> _DO THIS_:
Extract each line where the string "drawn" shows up.

> _COLLECTED MATERIAL_:
********************

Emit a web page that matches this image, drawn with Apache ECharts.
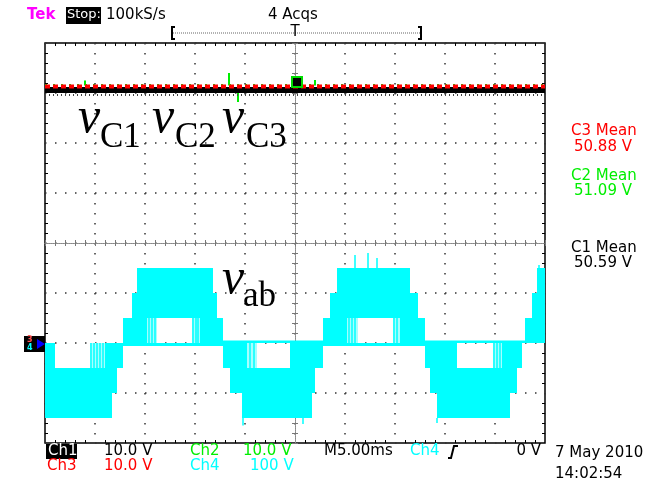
<!DOCTYPE html>
<html><head><meta charset="utf-8">
<script src="https://cdn.jsdelivr.net/npm/echarts@6/dist/echarts.min.js"></script>
<style>html,body{margin:0;padding:0;background:#fff}#c{width:659px;height:482px}</style>
</head><body><div id="c"></div>
<script>
// ---- Data ----
// time axis: 0..50 ms (5 ms/div); Ch4 axis: volts (100 V/div, ground 2 div below centre)
// Ch4 (v_ab) dense envelope blocks: [tStart ms, tEnd ms, vLow V, vHigh V]
const ch4Blocks = [
  [0.0, 1.0, -150, 0], [1.0, 6.7, -150, -50], [6.7, 7.2, -100, -50], [6.0, 7.8, -50, 0],
  [7.8, 8.7, 0, 50], [8.7, 9.2, 0, 100], [9.2, 10.2, 0, 150], [10.2, 16.8, 50, 150],
  [15.5, 17.8, 0, 50], [16.8, 17.2, 0, 100], [7.8, 17.8, -6, 0],
  [17.8, 18.5, -50, 0], [18.5, 19.7, -100, 0], [19.7, 20.2, -150, 0], [20.2, 24.5, -150, -50],
  [17.8, 27.8, 0, 5],
  [24.5, 26.7, -150, 0], [26.7, 27.0, -100, 0], [27.0, 27.8, -50, 0],
  [27.8, 28.5, 0, 50], [28.5, 29.2, 0, 100], [29.2, 30.2, 0, 150], [30.2, 36.5, 50, 150],
  [35.5, 38.0, 0, 50], [36.5, 37.3, 0, 100], [27.8, 38.0, -6, 0],
  [38.0, 38.5, -50, 0], [38.5, 39.2, -100, 0], [39.2, 41.2, -150, 0], [41.2, 46.5, -150, -50],
  [45.7, 47.7, -50, 0], [46.5, 47.2, -100, -50], [38.0, 48.0, 0, 5],
  [48.0, 48.7, 0, 50], [48.7, 49.2, 0, 100], [49.2, 50.0, 0, 150]
];
// Ch4 sparse (light) switching regions: [tStart, tEnd, vLow, vHigh]
const ch4LightBlocks = [
  [4.5, 6.0, -50, 0], [10.2, 11.2, 0, 50], [14.7, 15.5, 0, 50], [19.2, 21.2, -50, 0],
  [30.2, 31.3, 0, 50], [34.8, 35.5, 0, 50], [44.8, 45.7, -50, 0]
];
// Ch4 single spikes: [t ms, vLow, vHigh]
const ch4Spikes = [
  [4.6, -50, 0], [4.9, -52, 0], [5.2, -50, 0], [5.5, -50, 0], [5.8, -52, 0],
  [10.4, 0, 50], [10.7, 0, 50], [11.0, 0, 52], [14.8, 0, 50], [15.1, 0, 50], [15.3, 0, 52],
  [19.4, -50, 0], [19.8, -165, -100], [20.1, -50, 0], [20.5, -50, 0], [20.9, -50, 0],
  [25.8, -162, -150], [30.4, 0, 50], [30.7, 0, 50], [31.0, 150, 176], [31.0, 0, 50],
  [32.3, 150, 180], [33.2, 150, 170], [34.9, 0, 50], [35.2, 0, 50],
  [39.2, -160, -150], [44.9, -50, 0], [45.2, -50, 0], [45.5, -50, 0], [49.4, 150, 156]
];
// Ch1..Ch3 capacitor voltages (V, 10 V/div), drawn as their traces
const c1Trace = [[0, 50.6], [50, 50.6]];
const c1Lower = [[0, 49.6], [50, 49.6]];
const c2Trace = [[0, 51.5], [50, 51.5]];
const c3Trace = [[0, 51.3], [50, 51.3]];
const c2Spikes = [[18.4, 51.5, 54.0], [19.3, 48.2, 50.6], [4.0, 51.5, 52.5], [27.0, 51.5, 52.6]];
const meanLabels = ['C3 Mean', '50.88 V', 'C2 Mean', '51.09 V', 'C1 Mean', '50.59 V'];
const bottomRow1 = ['Ch1', '10.0 V', 'Ch2', '10.0 V', 'M5.00ms', 'Ch4', '0 V'];
const bottomRow2 = ['Ch3', '10.0 V', 'Ch4', '100 V'];

const CYAN = '#00ffff', LIGHT = '#a6ffff', RED = '#ff0000', GREEN = '#00ee00', MAG = '#ff00ff';
const FONT = '15px "DejaVu Sans"';

const chart = echarts.init(document.getElementById('c'), null, {renderer: 'canvas'});

function rectSeries(data, color, yIdx) {
  return {
    type: 'custom', coordinateSystem: 'cartesian2d', xAxisIndex: 1, yAxisIndex: yIdx,
    data: data, encode: {x: [0, 1], y: [2, 3]}, clip: true, silent: true,
    renderItem: function (params, api) {
      const a = api.coord([api.value(0), api.value(3)]);
      const b = api.coord([api.value(1), api.value(2)]);
      return {type: 'rect', shape: {x: a[0], y: a[1], width: b[0] - a[0], height: b[1] - a[1]},
              style: {fill: color}};
    }
  };
}
function spikeSeries(data, color, yIdx, w) {
  return {
    type: 'custom', coordinateSystem: 'cartesian2d', xAxisIndex: 1, yAxisIndex: yIdx,
    data: data, encode: {x: 0, y: [1, 2]}, clip: true, silent: true,
    renderItem: function (params, api) {
      const a = api.coord([api.value(0), api.value(1)]);
      const b = api.coord([api.value(0), api.value(2)]);
      return {type: 'line', shape: {x1: a[0], y1: a[1], x2: b[0], y2: b[1]},
              style: {stroke: color, lineWidth: w}};
    }
  };
}
function traceSeries(data, color, width, type) {
  return {type: 'line', xAxisIndex: 1, yAxisIndex: 2, data: data, symbol: 'none', silent: true,
          lineStyle: {color: color, width: width, type: type || 'solid'}};
}

const gridDots = {show: true, lineStyle: {color: '#333', width: 1.5, type: [1.5, 8.5]}};
const centerAxisLine = {show: true, onZero: true, onZeroAxisIndex: 0,
                        lineStyle: {color: '#888', width: 1, type: [1, 1]}};
function frameX(pos) {
  return {type: 'value', gridIndex: 0, position: pos, min: -5, max: 5, interval: 1,
          axisLine: {show: false, onZero: false}, axisTick: {show: false, inside: true},
          minorTick: {show: true, splitNumber: 5, length: 3, lineStyle: {color: '#000', width: 1}},
          axisLabel: {show: false}, splitLine: pos === 'bottom' ? gridDots : {show: false}};
}
function frameY(pos) {
  return {type: 'value', gridIndex: 0, position: pos, min: -4, max: 4, interval: 1,
          axisLine: {show: false, onZero: false}, axisTick: {show: false, inside: true},
          minorTick: {show: true, splitNumber: 5, length: 3, lineStyle: {color: '#000', width: 1}},
          axisLabel: {show: false}, splitLine: pos === 'left' ? gridDots : {show: false}};
}
function centerX(inside) {
  return {type: 'value', gridIndex: 0, position: 'bottom', min: -5, max: 5, interval: 1,
          axisLine: centerAxisLine,
          axisTick: {show: true, inside: inside, length: 3, lineStyle: {color: '#777'}},
          minorTick: {show: true, splitNumber: 5, length: 3, lineStyle: {color: '#777'}},
          axisLabel: {show: false}, splitLine: {show: false}};
}
function centerY(inside) {
  return {type: 'value', gridIndex: 0, position: 'left', min: -4, max: 4, interval: 1,
          axisLine: centerAxisLine,
          axisTick: {show: true, inside: inside, length: 3, lineStyle: {color: '#777'}},
          minorTick: {show: true, splitNumber: 5, length: 3, lineStyle: {color: '#777'}},
          axisLabel: {show: false}, splitLine: {show: false}};
}

function txt(x, y, s, color, font, align) {
  return {type: 'text', x: x, y: y, silent: true, z: 100,
          style: {text: s, fill: color, font: font || FONT, textAlign: align || 'left',
                  textVerticalAlign: 'middle', align: align || 'left', verticalAlign: 'middle'}};
}
function box(x, y, w, h, fill, stroke) {
  return {type: 'rect', silent: true, z: 99, shape: {x: x, y: y, width: w, height: h},
          style: {fill: fill, stroke: stroke || null, lineWidth: stroke ? 2 : 0}};
}
const VF = 'italic 50px "Liberation Serif"', SF = '35px "Liberation Serif"';

const graphics = [
  txt(27, 15, 'Tek', MAG, 'bold 15px "DejaVu Sans"'),
  box(66, 7, 35, 17, '#000'),
  txt(67, 15, 'Stop:', '#fff', '13px "DejaVu Sans"'),
  txt(106, 15, '100kS/s', '#000'),
  txt(268, 15, '4 Acqs', '#000'),
  {type: 'line', silent: true, shape: {x1: 173, y1: 33, x2: 420, y2: 33},
   style: {stroke: '#666', lineWidth: 1, lineDash: [1, 1]}},
  {type: 'polyline', silent: true, shape: {points: [[175, 27], [172, 27], [172, 39], [175, 39]]},
   style: {stroke: '#000', lineWidth: 2, fill: null}},
  {type: 'polyline', silent: true, shape: {points: [[418, 27], [421, 27], [421, 39], [418, 39]]},
   style: {stroke: '#000', lineWidth: 2, fill: null}},
  txt(295, 32, 'T', '#000', '15px "DejaVu Sans"', 'center'),
  // right side measurements
  txt(571, 131, meanLabels[0], RED), txt(574, 147, meanLabels[1], RED),
  txt(571, 176, meanLabels[2], GREEN), txt(574, 191, meanLabels[3], GREEN),
  txt(571, 248, meanLabels[4], '#000'), txt(574, 263, meanLabels[5], '#000'),
  // bottom status
  box(46, 444, 31, 15, '#000'),
  txt(48, 451, bottomRow1[0], '#fff'),
  txt(104, 451, bottomRow1[1], '#000'),
  txt(190, 451, bottomRow1[2], GREEN),
  txt(243, 451, bottomRow1[3], GREEN),
  txt(324, 451, bottomRow1[4], '#000'),
  txt(410, 451, bottomRow1[5], CYAN),
  {type: 'polyline', silent: true, shape: {points: [[448, 458], [451, 458], [454, 446], [458, 446]]},
   style: {stroke: '#000', lineWidth: 2, fill: null}},
  txt(541, 451, bottomRow1[6], '#000', FONT, 'right'),
  txt(47, 466, bottomRow2[0], RED),
  txt(104, 466, bottomRow2[1], RED),
  txt(190, 466, bottomRow2[2], CYAN),
  txt(250, 466, bottomRow2[3], CYAN),
  txt(555, 453, '7 May 2010', '#000'),
  txt(555, 474, '14:02:54', '#000'),
  // ch4 ground marker
  box(24, 336, 21, 16, '#000'),
  txt(27, 340, '3', '#ff5050', 'bold 8px "DejaVu Sans"'),
  txt(27, 348, '4', CYAN, 'bold 8px "DejaVu Sans"'),
  {type: 'polygon', silent: true, z: 100, shape: {points: [[37, 339], [45, 344], [37, 349]]}, style: {fill: '#0000ff'}},
  // ch2 marker near centre
  box(292, 77, 10, 10, '#000', '#00dd00'),
  // annotations
  txt(78, 119, 'v', '#000', VF), txt(100, 138, 'C1', '#000', SF),
  txt(152, 119, 'v', '#000', VF), txt(175, 138, 'C2', '#000', SF),
  txt(222, 119, 'v', '#000', VF), txt(246, 138, 'C3', '#000', SF),
  txt(222, 280, 'v', '#000', VF), txt(243, 297, 'ab', '#000', SF)
];

chart.setOption({
  animation: false,
  backgroundColor: '#fff',
  grid: {left: 45, top: 43, width: 500, height: 400, show: true, borderColor: '#000', borderWidth: 1.5,
         backgroundColor: 'transparent'},
  xAxis: [frameX('bottom'), {type: 'value', gridIndex: 0, min: 0, max: 50, show: false},
          centerX(true), centerX(false), frameX('top')],
  yAxis: [frameY('left'), {type: 'value', gridIndex: 0, min: -200, max: 600, show: false},
          {type: 'value', gridIndex: 0, min: -20, max: 60, show: false},
          centerY(true), centerY(false), frameY('right')],
  series: [
    rectSeries(ch4LightBlocks, LIGHT, 1),
    rectSeries(ch4Blocks, CYAN, 1),
    spikeSeries(ch4Spikes, CYAN, 1, 1.5),
    traceSeries(c2Trace, GREEN, 3, [2, 6]),
    spikeSeries(c2Spikes, GREEN, 2, 2),
    traceSeries(c1Lower, '#444', 2, [1, 3]),
    traceSeries(c1Trace, '#000', 6),
    traceSeries(c3Trace, RED, 4, [5, 3])
  ],
  graphic: graphics
});
</script></body></html>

********************

> _RESULT OF THE EXERCISE_:
Emit a web page that matches this image, drawn with Apache ECharts.
// Ch1..Ch3 capacitor voltages (V, 10 V/div), drawn as their traces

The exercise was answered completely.